:: DIRECTIONS ::
Set down every entry again word for word, please, but skip the pictures.

:: DATA SUPPLIED ::
———

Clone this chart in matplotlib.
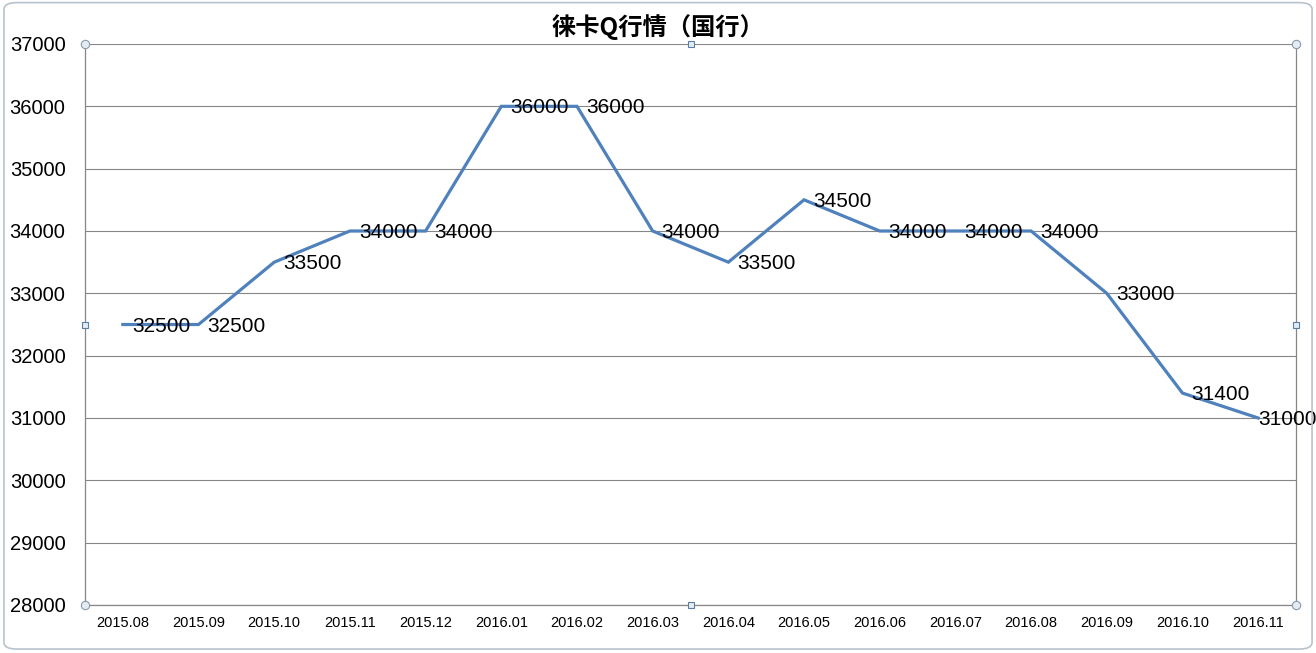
import matplotlib
matplotlib.use("Agg")
import matplotlib.pyplot as plt
from matplotlib.patches import FancyBboxPatch

months = ["2015.08", "2015.09", "2015.10", "2015.11", "2015.12", "2016.01",
          "2016.02", "2016.03", "2016.04", "2016.05", "2016.06", "2016.07",
          "2016.08", "2016.09", "2016.10", "2016.11"]
prices = [32500, 32500, 33500, 34000, 34000, 36000, 36000, 34000,
          33500, 34500, 34000, 34000, 34000, 33000, 31400, 31000]
title = "徕卡Q行情（国行）"

plt.rcParams['font.family'] = ['Liberation Sans', 'Noto Sans CJK SC', 'DejaVu Sans']

fig = plt.figure(figsize=(13.16, 6.53), dpi=100)
ax = fig.add_axes([85/1316, 1-605/653, (1296-85)/1316, (605-44)/653])

x = range(len(months))
ax.plot(x, prices, color='#4F81BD', lw=2.3, solid_joinstyle='miter', zorder=3)
for i, v in zip(x, prices):
    # last label gets pushed left so it stays inside the chart, like Excel does
    dx = 6.5 if i < len(months) - 1 else 0
    ax.annotate(str(v), (i, v), xytext=(dx, -1.2), textcoords='offset points',
                ha='left', va='center', fontsize=15, color='black', zorder=4)

ax.set_xlim(-0.5, len(months) - 0.5)
ax.set_ylim(28000, 37000)
ax.set_yticks(range(28000, 37001, 1000))
ax.set_xticks(list(x))
ax.set_xticklabels(months, fontsize=10.5)
ax.tick_params(axis='y', length=0, pad=14, labelsize=14.5)
ax.tick_params(axis='x', length=0, pad=8)
ax.grid(axis='y', color='#868686', lw=0.8)
ax.set_axisbelow(True)
ax.spines['top'].set_visible(False)
for s in ['left', 'right', 'bottom']:
    ax.spines[s].set_color('#868686')
    ax.spines[s].set_linewidth(0.9)

fig.text(0.5, 1-27/653, title, ha='center', va='center', fontsize=17.5,
         fontweight='bold', family=['Noto Sans CJK SC', 'DejaVu Sans'])

# selection handles
for hx, hy in [(0, 0), (0, 1), (1, 0), (1, 1)]:
    ax.plot(hx, hy, 'o', ms=6, mfc='#E4ECF3', mec='#8A9AAA', mew=0.8,
            transform=ax.transAxes, clip_on=False, zorder=5)
for hx, hy in [(0.5, 0), (0.5, 1), (0, 0.5), (1, 0.5)]:
    ax.plot(hx, hy, 's', ms=5, mfc='#E4ECF3', mec='#5A7FA6', mew=0.8,
            transform=ax.transAxes, clip_on=False, zorder=5)

frame = FancyBboxPatch((0.003, 0.006), 0.994, 0.99, boxstyle='round,pad=0,rounding_size=0.01',
                       transform=fig.transFigure, fill=False, ec='#B8C2CC', lw=1.2)
fig.patches.append(frame)

fig.savefig('out.png', dpi=100)
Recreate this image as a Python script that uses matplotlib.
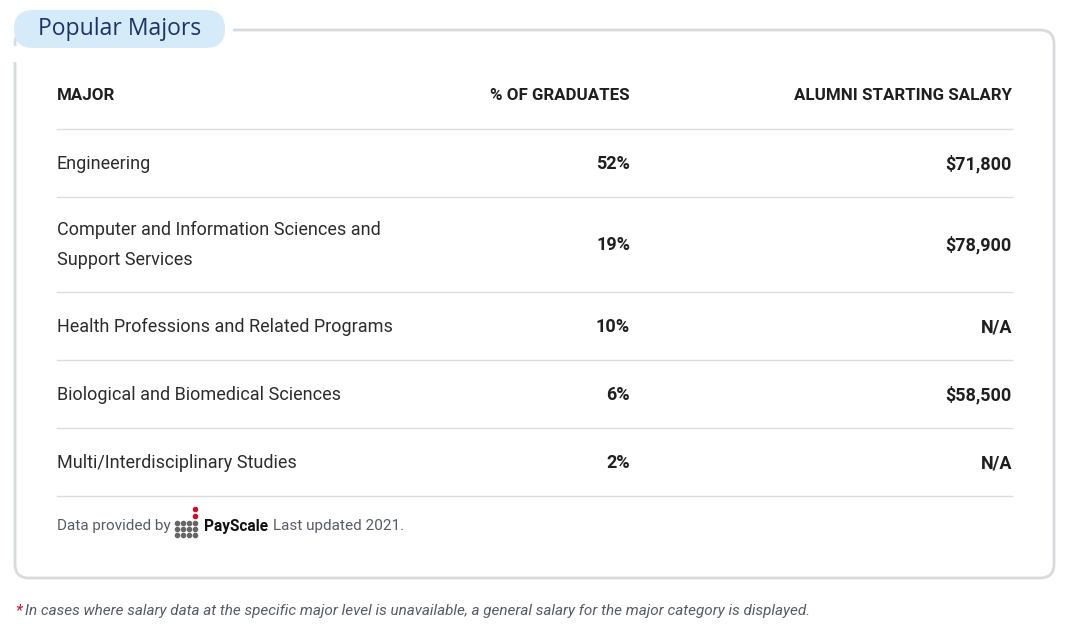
import matplotlib.pyplot as plt
from matplotlib.patches import FancyBboxPatch

plt.rcParams["font.family"] = "Roboto"

# ---------- data ----------
headers = ["MAJOR", "% OF GRADUATES", "ALUMNI STARTING SALARY"]
majors = ["Engineering",
          "Computer and Information Sciences and\nSupport Services",
          "Health Professions and Related Programs",
          "Biological and Biomedical Sciences",
          "Multi/Interdisciplinary Studies"]
pct_graduates = [52, 19, 10, 6, 2]
salaries = ["$71,800", "$78,900", "N/A", "$58,500", "N/A"]

# layout (pixel coords)
row_centers = [164, 245, 327, 395, 463]
row_lines = [129, 197, 292, 360, 428, 496]

fig = plt.figure(figsize=(10.8, 6.38), dpi=100)
ax = fig.add_axes([0, 0, 1, 1])
ax.set_xlim(0, 1080)
ax.set_ylim(638, 0)
ax.axis("off")

border = "#d8dbde"
# outer card
card = FancyBboxPatch((15, 30), 1039, 548, boxstyle="round,pad=0,rounding_size=14",
                      fc="white", ec=border, lw=2)
ax.add_patch(card)
# gap in the top border behind the pill
ax.fill_between([10, 232], 26, 34, color="white", zorder=2)
pill = FancyBboxPatch((14, 10), 211, 38, boxstyle="round,pad=0,rounding_size=19",
                      fc="#d6ebfa", ec="none", zorder=3)
ax.add_patch(pill)
ax.text(120, 29, "Popular Majors", fontsize=16.5, color="#1b3468",
        family="Open Sans", ha="center", va="center", zorder=4)
ax.plot([15, 15], [48, 60], color="white", lw=3, zorder=3)

dark = "#1f1f1f"
hfs = 12.2
ax.text(57, 95, headers[0], fontsize=hfs, weight="bold", color=dark, va="center")
ax.text(630, 95, headers[1], fontsize=hfs, weight="bold", color=dark, va="center", ha="right")
ax.text(1012, 95, headers[2], fontsize=hfs, weight="bold", color=dark, va="center", ha="right")

for y in row_lines:
    ax.plot([57, 1012], [y, y], color="#dcdcdc", lw=1)

for y, m, p, s in zip(row_centers, majors, pct_graduates, salaries):
    ax.text(57, y, m, fontsize=13, color="#2b2b2b", va="center", linespacing=1.8)
    ax.text(630, y, f"{p}%", fontsize=13, weight="bold", color=dark, va="center", ha="right")
    ax.text(1012, y, s, fontsize=13, weight="bold", color=dark, va="center", ha="right")

# footer with PayScale logo
ax.text(57, 526, "Data provided by", fontsize=11, color="#555b63", va="center")
dot_x, dot_y = [], []
for cx in [177, 183, 189, 195]:
    for cy in [523, 529, 535]:
        dot_x.append(cx)
        dot_y.append(cy)
ax.scatter(dot_x, dot_y, s=9, color="#666666", zorder=5)
ax.scatter([195, 195], [516, 509], s=9, color="#c8102e", zorder=5)
ax.text(204, 526, "PayScale", fontsize=11.2, weight="bold", color="#111111", va="center")
ax.text(273, 526, "Last updated 2021.", fontsize=11, color="#555b63", va="center")

ax.text(15, 611, "*", fontsize=11.5, color="#c8102e", style="italic", va="center")
ax.text(25, 611, "In cases where salary data at the specific major level is unavailable, "
        "a general salary for the major category is displayed.",
        fontsize=11, color="#555b63", style="italic", va="center")

fig.savefig("out.png", dpi=100)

———

:: OUTPUT FOR THIS EXERCISE ::
Clone this chart in matplotlib.
import matplotlib
matplotlib.use("Agg")
import matplotlib.pyplot as plt
from matplotlib.patches import FancyBboxPatch

months = ["2015.08", "2015.09", "2015.10", "2015.11", "2015.12", "2016.01",
          "2016.02", "2016.03", "2016.04", "2016.05", "2016.06", "2016.07",
          "2016.08", "2016.09", "2016.10", "2016.11"]
prices = [32500, 32500, 33500, 34000, 34000, 36000, 36000, 34000,
          33500, 34500, 34000, 34000, 34000, 33000, 31400, 31000]
title = "徕卡Q行情（国行）"

plt.rcParams['font.family'] = ['Liberation Sans', 'Noto Sans CJK SC', 'DejaVu Sans']

fig = plt.figure(figsize=(13.16, 6.53), dpi=100)
ax = fig.add_axes([85/1316, 1-605/653, (1296-85)/1316, (605-44)/653])

x = range(len(months))
ax.plot(x, prices, color='#4F81BD', lw=2.3, solid_joinstyle='miter', zorder=3)
for i, v in zip(x, prices):
    # last label gets pushed left so it stays inside the chart, like Excel does
    dx = 6.5 if i < len(months) - 1 else 0
    ax.annotate(str(v), (i, v), xytext=(dx, -1.2), textcoords='offset points',
                ha='left', va='center', fontsize=15, color='black', zorder=4)

ax.set_xlim(-0.5, len(months) - 0.5)
ax.set_ylim(28000, 37000)
ax.set_yticks(range(28000, 37001, 1000))
ax.set_xticks(list(x))
ax.set_xticklabels(months, fontsize=10.5)
ax.tick_params(axis='y', length=0, pad=14, labelsize=14.5)
ax.tick_params(axis='x', length=0, pad=8)
ax.grid(axis='y', color='#868686', lw=0.8)
ax.set_axisbelow(True)
ax.spines['top'].set_visible(False)
for s in ['left', 'right', 'bottom']:
    ax.spines[s].set_color('#868686')
    ax.spines[s].set_linewidth(0.9)

fig.text(0.5, 1-27/653, title, ha='center', va='center', fontsize=17.5,
         fontweight='bold', family=['Noto Sans CJK SC', 'DejaVu Sans'])

# selection handles
for hx, hy in [(0, 0), (0, 1), (1, 0), (1, 1)]:
    ax.plot(hx, hy, 'o', ms=6, mfc='#E4ECF3', mec='#8A9AAA', mew=0.8,
            transform=ax.transAxes, clip_on=False, zorder=5)
for hx, hy in [(0.5, 0), (0.5, 1), (0, 0.5), (1, 0.5)]:
    ax.plot(hx, hy, 's', ms=5, mfc='#E4ECF3', mec='#5A7FA6', mew=0.8,
            transform=ax.transAxes, clip_on=False, zorder=5)

frame = FancyBboxPatch((0.003, 0.006), 0.994, 0.99, boxstyle='round,pad=0,rounding_size=0.01',
                       transform=fig.transFigure, fill=False, ec='#B8C2CC', lw=1.2)
fig.patches.append(frame)

fig.savefig('out.png', dpi=100)
Recreate this image as a Python script that uses matplotlib.
import matplotlib.pyplot as plt
from matplotlib.patches import FancyBboxPatch

plt.rcParams["font.family"] = "Roboto"

# ---------- data ----------
headers = ["MAJOR", "% OF GRADUATES", "ALUMNI STARTING SALARY"]
majors = ["Engineering",
          "Computer and Information Sciences and\nSupport Services",
          "Health Professions and Related Programs",
          "Biological and Biomedical Sciences",
          "Multi/Interdisciplinary Studies"]
pct_graduates = [52, 19, 10, 6, 2]
salaries = ["$71,800", "$78,900", "N/A", "$58,500", "N/A"]

# layout (pixel coords)
row_centers = [164, 245, 327, 395, 463]
row_lines = [129, 197, 292, 360, 428, 496]

fig = plt.figure(figsize=(10.8, 6.38), dpi=100)
ax = fig.add_axes([0, 0, 1, 1])
ax.set_xlim(0, 1080)
ax.set_ylim(638, 0)
ax.axis("off")

border = "#d8dbde"
# outer card
card = FancyBboxPatch((15, 30), 1039, 548, boxstyle="round,pad=0,rounding_size=14",
                      fc="white", ec=border, lw=2)
ax.add_patch(card)
# gap in the top border behind the pill
ax.fill_between([10, 232], 26, 34, color="white", zorder=2)
pill = FancyBboxPatch((14, 10), 211, 38, boxstyle="round,pad=0,rounding_size=19",
                      fc="#d6ebfa", ec="none", zorder=3)
ax.add_patch(pill)
ax.text(120, 29, "Popular Majors", fontsize=16.5, color="#1b3468",
        family="Open Sans", ha="center", va="center", zorder=4)
ax.plot([15, 15], [48, 60], color="white", lw=3, zorder=3)

dark = "#1f1f1f"
hfs = 12.2
ax.text(57, 95, headers[0], fontsize=hfs, weight="bold", color=dark, va="center")
ax.text(630, 95, headers[1], fontsize=hfs, weight="bold", color=dark, va="center", ha="right")
ax.text(1012, 95, headers[2], fontsize=hfs, weight="bold", color=dark, va="center", ha="right")

for y in row_lines:
    ax.plot([57, 1012], [y, y], color="#dcdcdc", lw=1)

for y, m, p, s in zip(row_centers, majors, pct_graduates, salaries):
    ax.text(57, y, m, fontsize=13, color="#2b2b2b", va="center", linespacing=1.8)
    ax.text(630, y, f"{p}%", fontsize=13, weight="bold", color=dark, va="center", ha="right")
    ax.text(1012, y, s, fontsize=13, weight="bold", color=dark, va="center", ha="right")

# footer with PayScale logo
ax.text(57, 526, "Data provided by", fontsize=11, color="#555b63", va="center")
dot_x, dot_y = [], []
for cx in [177, 183, 189, 195]:
    for cy in [523, 529, 535]:
        dot_x.append(cx)
        dot_y.append(cy)
ax.scatter(dot_x, dot_y, s=9, color="#666666", zorder=5)
ax.scatter([195, 195], [516, 509], s=9, color="#c8102e", zorder=5)
ax.text(204, 526, "PayScale", fontsize=11.2, weight="bold", color="#111111", va="center")
ax.text(273, 526, "Last updated 2021.", fontsize=11, color="#555b63", va="center")

ax.text(15, 611, "*", fontsize=11.5, color="#c8102e", style="italic", va="center")
ax.text(25, 611, "In cases where salary data at the specific major level is unavailable, "
        "a general salary for the major category is displayed.",
        fontsize=11, color="#555b63", style="italic", va="center")

fig.savefig("out.png", dpi=100)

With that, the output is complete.